OM: La crise n’a pas effacé par miracle les traits dominants de la culture française du management et des relations sociales, qui se reflètent dans la pratique du dialogue social. Les enquêtes comparatives nous décrivent comme un pays où dominent le formalisme, l’unilatéralisme, le pilotage descendant, le manque de reconnaissance, d’autonomie et de confiance. Mais dans la période récente, le dialogue social a plutôt fait la preuve de son intérêt et de son adaptabilité, ce qui indique aussi peut-être que les entreprises, confrontées à l’imprévu, ont su trouver des fonctionnements plus souples.

➡️ Pouvez-vous citer les défis/pistes d’améliorations du dialogue tel qu’il existe aujourd’hui dans les entreprises françaises ?

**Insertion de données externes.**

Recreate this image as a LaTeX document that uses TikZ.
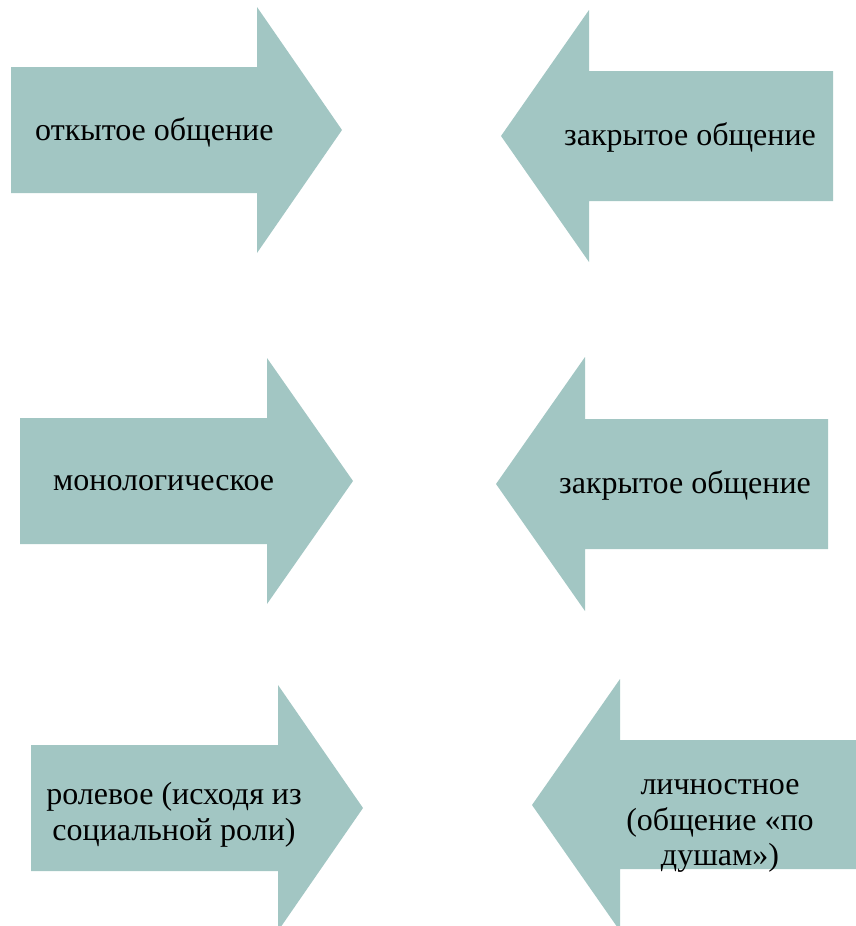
\documentclass[tikz,border=0pt]{standalone}
\usepackage{fontspec}
\setmainfont{Liberation Serif}
\definecolor{arrowcol}{HTML}{A2C6C3}
\begin{document}
\begin{tikzpicture}[x=1pt,y=-1pt,
  arrowfill/.style={fill=arrowcol,draw=none},
  lbl/.style={inner sep=0pt,anchor=base west,font=\fontsize{32}{35.5}\selectfont},
  mlbl/.style={inner sep=0pt,align=center,font=\fontsize{32}{35.5}\selectfont}]
\useasboundingbox (0,0) rectangle (856,926);
\clip (0,0) rectangle (856,926);
% arrows
\fill[arrowfill] (11,67) -- (257,67) -- (257,7) -- (342,130) -- (257,253) -- (257,193) -- (11,193) -- cycle;
\fill[arrowfill] (833,71) -- (589,71) -- (589,10) -- (501,136) -- (589,262) -- (589,201) -- (833,201) -- cycle;
\fill[arrowfill] (20,418) -- (267,418) -- (267,358) -- (353,481) -- (267,604) -- (267,544) -- (20,544) -- cycle;
\fill[arrowfill] (828,419) -- (585,419) -- (585,357) -- (496,484) -- (585,611) -- (585,549) -- (828,549) -- cycle;
\fill[arrowfill] (31,745) -- (278,745) -- (278,685) -- (363,808) -- (278,931) -- (278,871) -- (31,871) -- cycle;
\fill[arrowfill] (860,740) -- (620,740) -- (620,679) -- (532,805) -- (620,931) -- (620,869) -- (860,869) -- cycle;
% labels
\node[lbl] (t1) at (35,140) {откытое общение};
\node[lbl] (t2) at (564,145) {закрытое общение};
\node[lbl] (t3) at (53,490) {монологическое};
\node[lbl] (t4) at (559,493) {закрытое общение};
\node[mlbl] (t5) at (174,815) {ролевое (исходя из\\социальной роли)};
\node[mlbl] (t6) at (720,826) {личностное\\(общение «по\\душам»)};
\end{tikzpicture}
\end{document}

OM: Outre les éléments que j’ai déjà mentionnés — trouver un nouveau mode de fonctionnement pour cette instance unique, mieux faire comprendre aux managers l’utilité du dialogue social — il me semble que le défi majeur consiste à sortir le dialogue social des sentiers battus en l’articulant avec d’autres formes de mise en discussion et de décisions co-construites : le dialogue « professionnel », au plus près de la réalisation de l’activité, qui va permettre de confronter en permanence les vécus au travail avec les cadres prescrits par l’organisation ; le dialogue stratégique, sur les grandes options à moyen terme, qui devrait sécuriser les conditions de l’engagement durable des actionnaires ; le dialogue avec les parties-prenantes, pour réellement intégrer les facteurs externes, environnementaux, dans les choix de développement. C’est davantage la gouvernance d’ensemble de l’entreprise qu’il faut rééquilibrer que le dialogue social en lui-même.